In this section, I'd like to present some notes on how I got to this library, with the aim of showing callbag beginners how I started thinking about it. I knew I needed a throttle mechanism because I had an ES2015 generator (cartesian-product-generator) that was eventually going to hit a REST endpoint enforcing rate limits, so I pasted the source code for a source, callbag-from-iter, an operator, callbag-map, and a sink, callbag-for-each, and stared at those for a while.

Then I gathered my courage to start tweaking forEach, which André gives as

const forEach = operation => source => {
  let talkback;
  source(0, (t, d) => {
    if (t === 0) talkback = d;
    if (t === 1) operation(d);
    if (t === 1 || t === 0) talkback(1);
  });
};

in order to add throttling. To keep it simple, I aimed to get a throttled forEach that only worked for listenables. I got the following:

const forEachThrottledListenables = (operation, milliseconds) => source => {
  let talkback;
  let stuffListenablesHaveGivenMe = [];
  let timeout;
  const runAfterCooldown = () => {
    timeout = null;
    if (stuffListenablesHaveGivenMe.length) {
      operation(stuffListenablesHaveGivenMe.shift());
      timeout = setTimeout(runAfterCooldown, milliseconds);
    }
  };
  source(0, (t, d) => {
    if (t === 0) talkback = d;
    if (t === 1) {
      if (timeout) {
        stuffListenablesHaveGivenMe.push(d);
      } else {
        operation(d);
        timeout = setTimeout(runAfterCooldown, milliseconds);
      }
    }
  });
};

The conceptual differences between forEachThrottledListenables and forEach is that when the sink receives data (t===1), it'll check if it's in a cooldown quiet period by checking for a timeout in progress. If there's no timeout counting down, it'll do the same thing as the original forEach and then kick off the timeout to enforce the throttle delay.
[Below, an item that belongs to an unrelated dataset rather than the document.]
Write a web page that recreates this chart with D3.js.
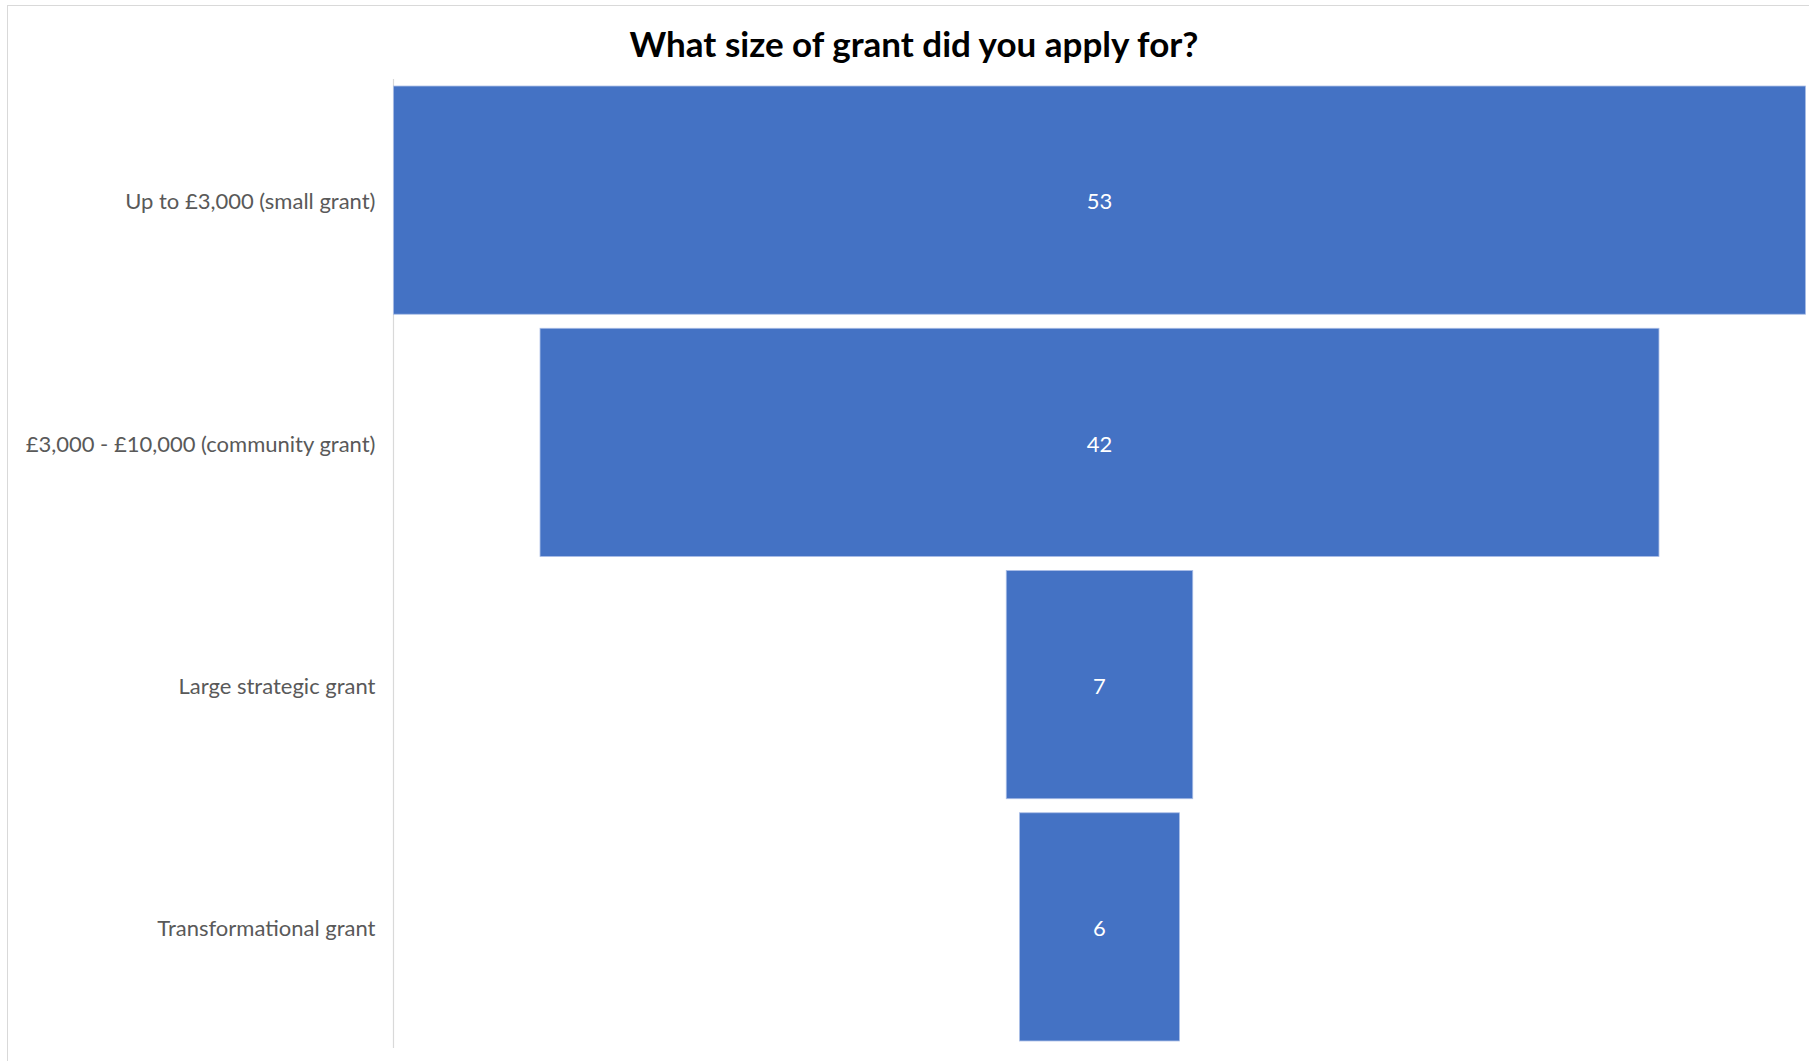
<!DOCTYPE html>
<html>
<head>
<meta charset="utf-8">
<script src="https://cdn.jsdelivr.net/npm/d3@7"></script>
<style>
  html, body { margin: 0; padding: 0; background: #ffffff; }
  svg { display: block; }
</style>
</head>
<body>
<svg id="chart" width="1809" height="1061"></svg>
<script>
// Survey answers shown as a funnel, widest stage at the top
const categories = [
  "Up to £3,000 (small grant)",
  "£3,000 - £10,000 (community grant)",
  "Large strategic grant",
  "Transformational grant"
];
const counts = [53, 42, 7, 6];
const chartTitle = "What size of grant did you apply for?";

const W = 1809, H = 1061;
const plot = { left: 393.5, right: 1805.5, top: 79, bottom: 1048 };
const centerX = (plot.left + plot.right) / 2;
const fontFamily = "Lato, 'Open Sans', 'Liberation Sans', sans-serif";

const svg = d3.select("#chart");

// Chart area frame
svg.append("rect")
  .attr("x", 7.5).attr("y", 5.5)
  .attr("width", W + 10).attr("height", H + 10)
  .attr("fill", "#ffffff")
  .attr("stroke", "#d9d9d9")
  .attr("stroke-width", 1);

// Title
svg.append("text")
  .attr("x", 914)
  .attr("y", 57)
  .attr("text-anchor", "middle")
  .attr("font-family", fontFamily)
  .attr("font-weight", 700)
  .attr("font-size", 35)
  .attr("fill", "#000000")
  .text(chartTitle);

// Scales
const y = d3.scaleBand()
  .domain(categories)
  .range([plot.top, plot.bottom])
  .paddingInner(0.058)
  .paddingOuter(0.029);

const widthScale = d3.scaleLinear()
  .domain([0, d3.max(counts)])
  .range([0, plot.right - plot.left]);

const rows = categories.map((c, i) => ({ category: c, value: counts[i] }));

// Category axis on the left
const yAxis = d3.axisLeft(y).tickSize(0).tickPadding(18);
const axisG = svg.append("g")
  .attr("transform", `translate(${plot.left},0)`)
  .call(yAxis);
axisG.select(".domain")
  .attr("stroke", "#d9d9d9")
  .attr("stroke-width", 1.2)
  .attr("d", `M0,${plot.top}V${plot.bottom}`);
axisG.selectAll(".tick text")
  .attr("font-family", fontFamily)
  .attr("font-size", 22)
  .attr("dy", "0.42em")
  .attr("fill", "#595959");

// Funnel bars, centred horizontally
svg.append("g")
  .selectAll("rect")
  .data(rows)
  .join("rect")
  .attr("x", d => centerX - widthScale(d.value) / 2)
  .attr("y", d => y(d.category))
  .attr("width", d => widthScale(d.value))
  .attr("height", y.bandwidth())
  .attr("fill", "#4472c4")
  .attr("stroke", "#a9bde6")
  .attr("stroke-width", 0.8);

// Value labels inside each bar
svg.append("g")
  .selectAll("text")
  .data(rows)
  .join("text")
  .attr("x", centerX)
  .attr("y", d => y(d.category) + y.bandwidth() / 2)
  .attr("dy", "0.42em")
  .attr("text-anchor", "middle")
  .attr("font-family", fontFamily)
  .attr("font-size", 22)
  .attr("fill", "#ffffff")
  .text(d => d.value);
</script>
</body>
</html>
If there is a timeout in progress, it'll push the data that the listenable source gave it to a FIFO stack (an array). The timeout triggers the runAfterCooldown function which clears the timeout variable (which would otherwise be a big Node object, even after completion), checks if any data had gotten queued up while it was counting down, and if so, emits that and kicks off the next time out. An important idea is, every time operation is called (i.e., the actual side-effect of the sink, e.g., console.log), a timeout has to be set.

You can try the above function:

var { pipe, interval, take } = require('callbag-basics');
var bag = pipe(interval(100), take(5));
forEachThrottledListenables(x => { console.log('(not) throttled bag', x); }, 50)(bag);
forEachThrottledListenables(x => { console.log('REALLY throttled bag', x); }, 300)(bag);

Two listenable source callbags with an interval of 100 milliseconds are firing. The one is "throttled" to fifty milliseconds, which should be indistinguishable from the original source. The second is throttled three-fold (300 milliseconds), so while both sinks log at the same time, more of the first's messages are printed before the second's.
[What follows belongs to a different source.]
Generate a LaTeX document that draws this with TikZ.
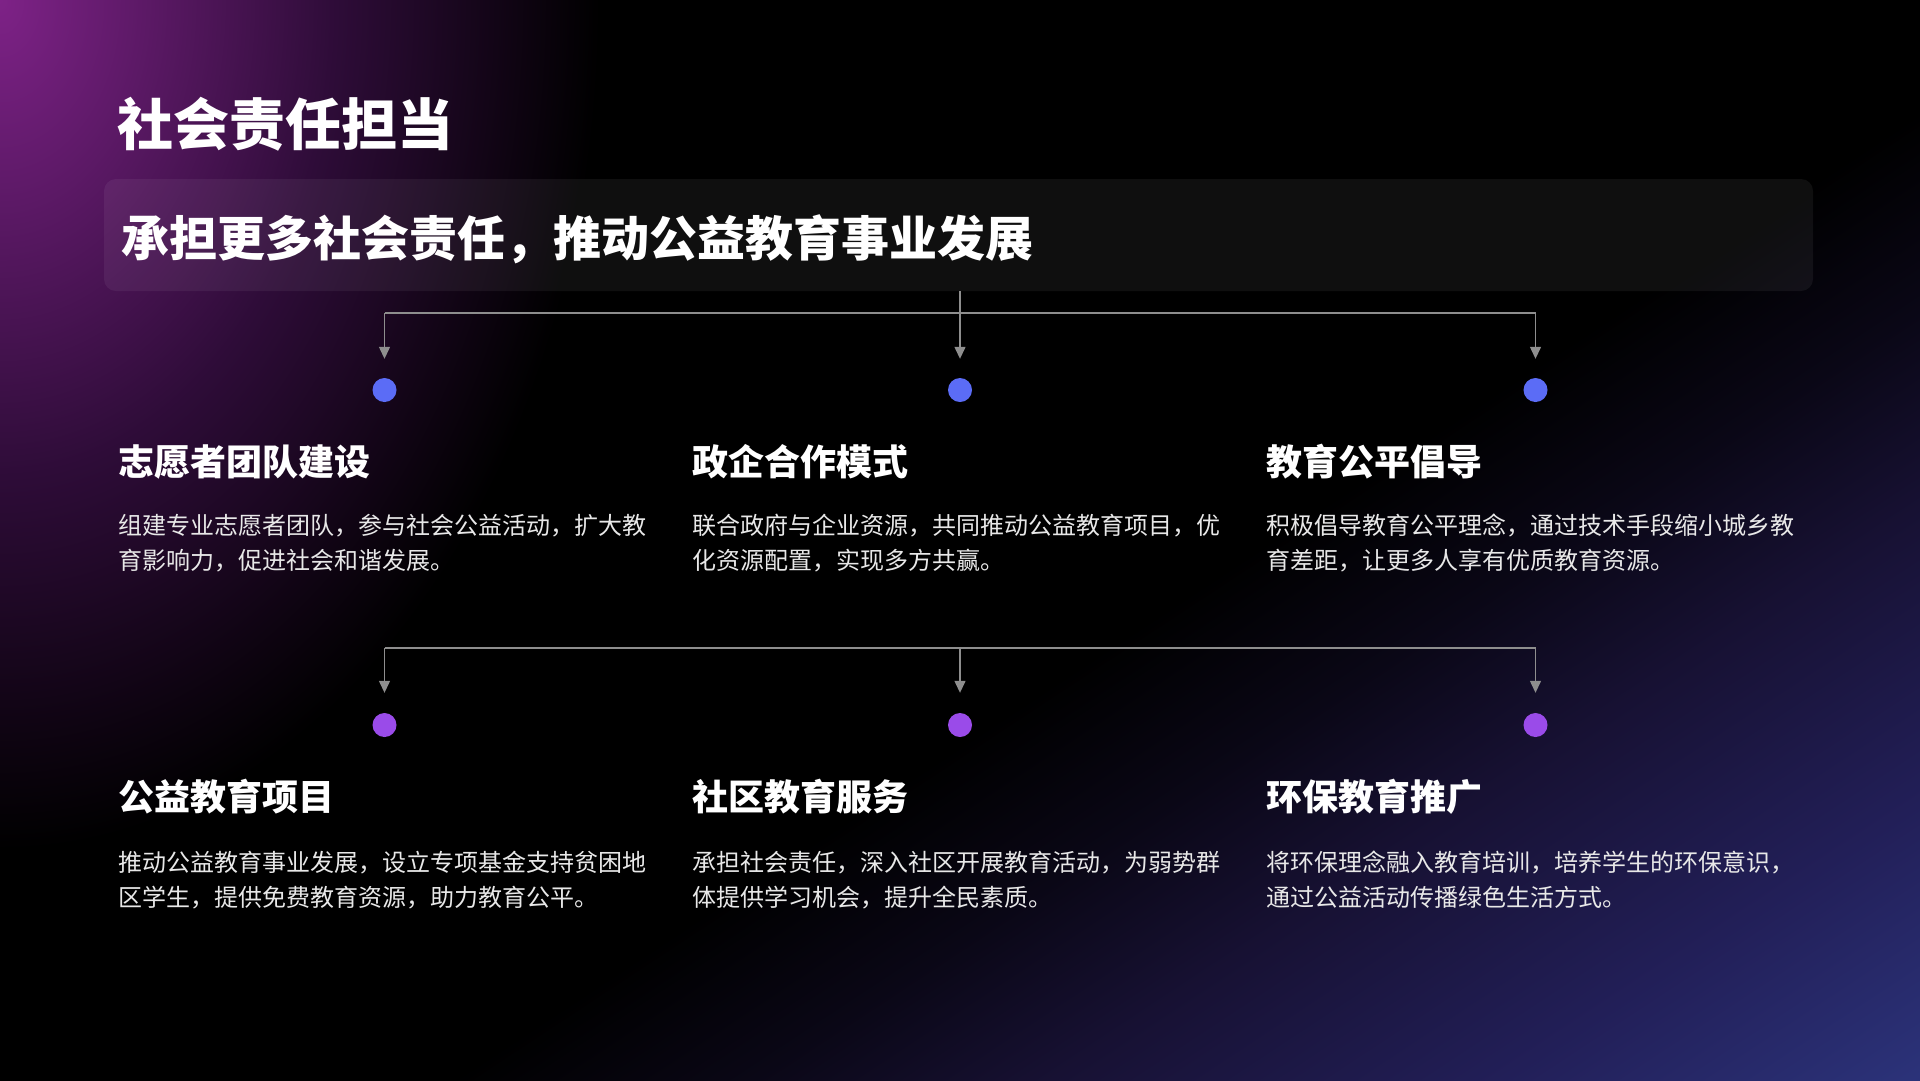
\documentclass[tikz,border=0pt]{standalone}
\usepackage{fontspec}
\setmainfont{Noto Sans CJK SC}
\usetikzlibrary{arrows.meta}
\definecolor{glowP}{HTML}{7E2287}
\definecolor{glowPb}{HTML}{5C1966}
\definecolor{glowPc}{HTML}{2E0C38}
\definecolor{glowN}{HTML}{2C347C}
\definecolor{glowNb}{HTML}{221F58}
\definecolor{glowNc}{HTML}{171133}
\definecolor{glowNd}{HTML}{0A0716}
\definecolor{connc}{HTML}{8E8E8E}
\definecolor{dotblue}{HTML}{5B6CF6}
\definecolor{dotpurple}{HTML}{9A4BE9}
\definecolor{desccol}{HTML}{E8E8E8}
\pgfdeclareradialshading{tlglow}{\pgfpoint{0bp}{0bp}}{color(0bp)=(glowP); color(6bp)=(glowPb); color(14bp)=(glowPc); color(25bp)=(black); color(50bp)=(black)}
\pgfdeclarehorizontalshading{brglow}{100bp}{color(0bp)=(black); color(25bp)=(black); color(35bp)=(glowNd); color(45bp)=(glowNc); color(60bp)=(glowNb); color(75bp)=(glowN); color(100bp)=(glowN)}
\tikzset{
  conn/.style={draw=connc, line width=1.3pt},
  arr/.style={conn, -{Triangle[length=12pt,width=11pt]}},
  dotA/.style={circle, fill=dotblue, minimum size=24pt, inner sep=0pt},
  dotB/.style={circle, fill=dotpurple, minimum size=24pt, inner sep=0pt},
  titletxt/.style={anchor=base west, inner sep=0pt, text=white, font=\fontsize{56pt}{60pt}\selectfont\bfseries},
  subtxt/.style={anchor=base west, inner sep=0pt, text=white, font=\fontsize{48pt}{52pt}\selectfont\bfseries},
  headtxt/.style={anchor=base west, inner sep=0pt, text=white, font=\fontsize{36pt}{40pt}\selectfont\bfseries},
  desctxt/.style={anchor=base west, inner sep=0pt, text=desccol, font=\fontsize{24pt}{30pt}\selectfont},
  panel/.style={rectangle, rounded corners=12pt, fill=white, fill opacity=0.06, inner sep=0pt, minimum width=1709pt, minimum height=112pt}
}
\begin{document}
\begin{tikzpicture}[x=1pt,y=-1pt]
\useasboundingbox (0,0) rectangle (1920,1080);
% background
\fill[black] (-20,-20) rectangle (1940,1100);
\begin{scope}
  \clip (-5,-5) rectangle (1925,1085);
  \shade[shading=tlglow] (0,0) ellipse [x radius=600, y radius=850];
  \begin{scope}[transform canvas={rotate=-56.6}]
    \shade[shading=brglow] (1150,-1660) rectangle (1975,660);
  \end{scope}
\end{scope}

% title and banner
\node[titletxt] (title) at (117,145) {社会责任担当};
\node[panel] (box) at (958.5,235) {};
\node[subtxt] (sub) at (121,256) {承担更多社会责任，推动公益教育事业发展};

% dots
\node[dotA] (p1) at (384.5,390) {};
\node[dotA] (p2) at (960,390) {};
\node[dotA] (p3) at (1535.5,390) {};
\node[dotB] (p4) at (384.5,725) {};
\node[dotB] (p5) at (960,725) {};
\node[dotB] (p6) at (1535.5,725) {};

% connectors row 1
\coordinate (j1) at (384.5,313);
\coordinate (j3) at (1535.5,313);
\draw[conn] (j1) -- (j3);
\draw[arr, shorten >=19pt] (box.south -| p2) -- (p2);
\draw[arr, shorten >=19pt] (j1) -- (p1);
\draw[arr, shorten >=19pt] (j3) -- (p3);

% connectors row 2
\coordinate (k1) at (384.5,648);
\coordinate (k2) at (960,648);
\coordinate (k3) at (1535.5,648);
\draw[conn] (k1) -- (k3);
\draw[arr, shorten >=20pt] (k1) -- (p4);
\draw[arr, shorten >=20pt] (k2) -- (p5);
\draw[arr, shorten >=20pt] (k3) -- (p6);

% row 1 texts
\node[headtxt] (h1) at (118,475) {志愿者团队建设};
\node[desctxt] (d1a) at (118,534) {组建专业志愿者团队，参与社会公益活动，扩大教};
\node[desctxt] (d1b) at (118,569) {育影响力，促进社会和谐发展。};

\node[headtxt] (h2) at (692,475) {政企合作模式};
\node[desctxt] (d2a) at (692,534) {联合政府与企业资源，共同推动公益教育项目，优};
\node[desctxt] (d2b) at (692,569) {化资源配置，实现多方共赢。};

\node[headtxt] (h3) at (1266,475) {教育公平倡导};
\node[desctxt] (d3a) at (1266,534) {积极倡导教育公平理念，通过技术手段缩小城乡教};
\node[desctxt] (d3b) at (1266,569) {育差距，让更多人享有优质教育资源。};

% row 2 texts
\node[headtxt] (h4) at (118,810) {公益教育项目};
\node[desctxt] (d4a) at (118,871) {推动公益教育事业发展，设立专项基金支持贫困地};
\node[desctxt] (d4b) at (118,906) {区学生，提供免费教育资源，助力教育公平。};

\node[headtxt] (h5) at (692,810) {社区教育服务};
\node[desctxt] (d5a) at (692,871) {承担社会责任，深入社区开展教育活动，为弱势群};
\node[desctxt] (d5b) at (692,906) {体提供学习机会，提升全民素质。};

\node[headtxt] (h6) at (1266,810) {环保教育推广};
\node[desctxt] (d6a) at (1266,871) {将环保理念融入教育培训，培养学生的环保意识，};
\node[desctxt] (d6b) at (1266,906) {通过公益活动传播绿色生活方式。};
\end{tikzpicture}
\end{document}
My next goal was the extend this to a throttled forEach that works for both listenable and pullables. It's freakish that the tweaks I had to add to get pullables to work are almost completely unrelated to anything involving listenables.

Here's the full code for forEachThrottledBoth, and then I'll show the diff between the two:

const forEachThrottledBoth = (operation, milliseconds) => source => {
  let talkback;
  let stuffListenablesHaveGivenMe = [];
  let timeout;
  let terminated = false;
  const runAfterCooldown = () => {
    timeout = null;
    if (!terminated) { talkback(1); }
    if (stuffListenablesHaveGivenMe.length) {
      operation(stuffListenablesHaveGivenMe.shift());
      timeout = setTimeout(runAfterCooldown, milliseconds);
    }
  };
  source(0, (t, d) => {
    if (t === 0) {
      talkback = d;
      talkback(1);
    }
    if (t === 1) {
      if (timeout) {
        stuffListenablesHaveGivenMe.push(d);
      } else {
        operation(d);
        timeout = setTimeout(runAfterCooldown, milliseconds);
      }
    }
    if (t === 2) { terminated = true; }
  });
};

And now the diffs (omitting the change in function name):

4a5
>   let terminated = false;
6a8
>     if (!terminated) { talkback(1); }
13c15,18
<     if (t === 0) talkback = d;
---
>     if (t === 0) {
>       talkback = d;
>       talkback(1);
>     }
21a27
>     if (t === 2) { terminated = true; }

This diff should show you what I mean by freaky separation of concerns (which might have been coincidental). I didn't touch any of the existing code—I just added code to work with pullables, meaning, I now have to track it's termination, and I have to invoke its talkback after handshake and after every data message I get from it.

I think that's really cool! By this point, late at night, sick with cold and cough and chills, I'm hooked on callbags.

So I could have used just this throttled sink to accomplish my goal but I was also sufficiently enamored to try and make an operator, like callbag-map, to work with any sink. This needed a good bit more understanding:

  • the one extra level of functional nesting, i.e., compare the above sink, forEachThrottledBoth = (operation, milliseconds) => source => {} to throttle = milliseconds => source => (start, sink) => {},
  • that I have to handshake the sink, not just the source, and track its termination too,
  • convey both data and termination from the source to the sink, not just the data,
  • and just in general get a better sense of what callbags are doing, before I arrived at the present library.

Maybe this can be helpful to someone who's starting out wondering how to make callbags do something new.

(Note, this library was originally called callbag-throttle but André alerted me to RxJS' lossy throttle operator, so this was renamed to avoid confusion.)